Quanto osservato non si pone in contrasto con la citata sentenza delle Sezioni Unite Tchmil citata, non tanto perché la citata decisione è di fatto coeva alla legge n. 48 del 2008 del 18 marzo 2008 con cui è stata ratificata dall'Italia la Convenzione del Consiglio d'Europa sulla criminalità informatica (entrata in vigore il 5 aprile 2008), quanto perché la sentenza non ha preso in esame il tema del sequestro dell'informazione contenuta sul supporto cartaceo, limitandosi ad affrontare la tematica in ordine alla rilevanza probatoria del dato informatico.

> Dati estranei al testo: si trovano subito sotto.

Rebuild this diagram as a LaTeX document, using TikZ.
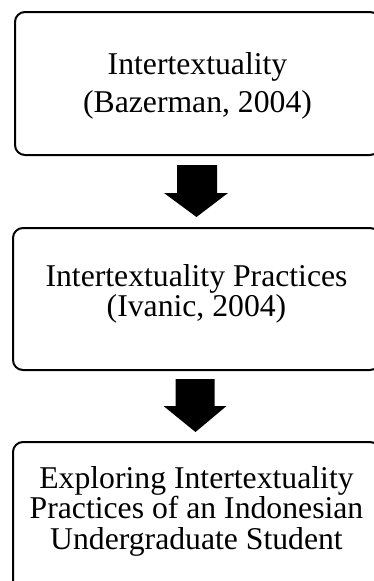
\documentclass[tikz,border=0pt]{standalone}
\usepackage{fontspec}
\setmainfont{Liberation Serif}
\usetikzlibrary{calc}
\tikzset{
  stagebox/.style={draw, line width=2pt, rounded corners=10pt, inner sep=0pt},
  stagetext/.style={align=center, inner sep=0pt, font=\fontsize{31.7}{30.5}\selectfont},
  blockarrow/.style={fill=black, draw=none}
}
\begin{document}
\begin{tikzpicture}[x=1pt,y=-1pt]
\useasboundingbox (0,0) rectangle (373,581);
\node[stagebox, minimum width=365pt, minimum height=143pt] (b1) at (197.5,83.5) {};
\node[stagetext, font=\fontsize{31.7}{38}\selectfont] (t1) at (197.5,85.5)
  {Intertextuality\\(Bazerman, 2004)};
\node[stagebox, minimum width=367pt, minimum height=142pt] (b2) at (196.5,299) {};
\node[stagetext, font=\fontsize{31.7}{29.5}\selectfont] (t2) at (196.5,294)
  {Intertextuality Practices\\(Ivanic, 2004)};
\node[stagebox, minimum width=367pt, minimum height=160pt] (b3) at (196.5,522) {};
\node[stagetext] (t3) at (196.5,511)
  {Exploring Intertextuality\\Practices of an Indonesian\\Undergraduate Student};
% arrow 1
\coordinate (a1s) at ($(b1.south)+(-0.5,9)$);
\coordinate (a1t) at ($(b2.north)+(0,-10)$);
\fill[blockarrow] ($(a1s)+(-20,0)$) -- ($(a1s)+(20,0)$) -- ($(a1s)+(20,28)$)
  -- ($(a1s)+(31,28)$) -- (a1t) -- ($(a1s)+(-33,28)$) -- ($(a1s)+(-20,28)$) -- cycle;
% arrow 2
\coordinate (a2s) at ($(b2.south)+(-1,8)$);
\coordinate (a2t) at ($(b3.north)+(-1,-9)$);
\fill[blockarrow] ($(a2s)+(-20,0)$) -- ($(a2s)+(19,0)$) -- ($(a2s)+(19,27)$)
  -- ($(a2s)+(31,27)$) -- (a2t) -- ($(a2s)+(-32,27)$) -- ($(a2s)+(-20,27)$) -- cycle;
\end{tikzpicture}
\end{document}
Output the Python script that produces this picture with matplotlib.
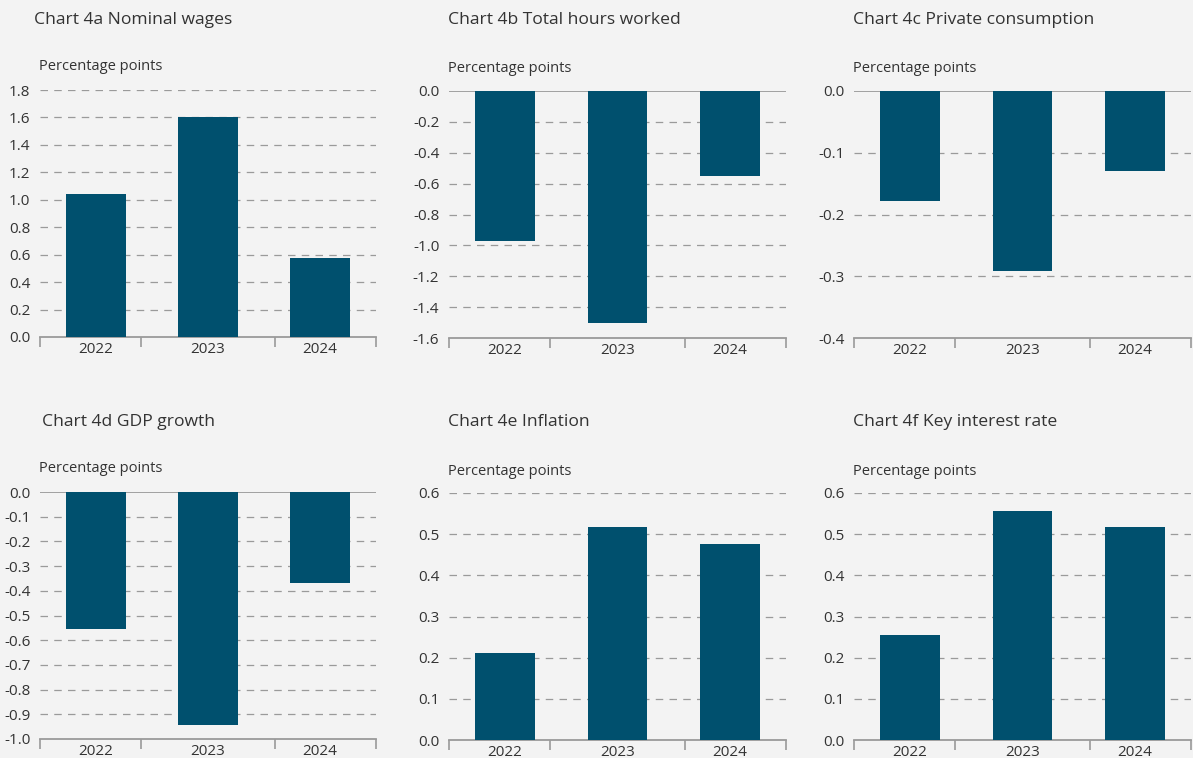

In tale direzione vanno anche le decisioni di questa Corte che, seppure abbiano sempre ad oggetto problematiche connesse alla restituzione del bene inteso quale supporto digitale (per la capacità di tale strumento di essere naturalmente destinato alla conservazione di un gran quantità di informazioni) hanno stabilito che nel sequestro di supporti informatici la copia del dato informatico in esso contenuto ed il suo trattenimento non possono ritenersi una "restituzione del bene" in sequestro quando il valore in sé del dato risulti ancora sottratto all'avente diritto (S.U, n. 40963 del 20/07/2017, Andreucci, Rv. 270497, che ha confermato quanto statuito da Sez. 6, n. 24617 del 24/02/2015, Rizzo, cit.).
P.Q.M.
Annulla senza rinvio l'ordinanza impugnata e il decreto di sequestro, disponendo la restituzione dei documenti sequestrati all'avente diritto.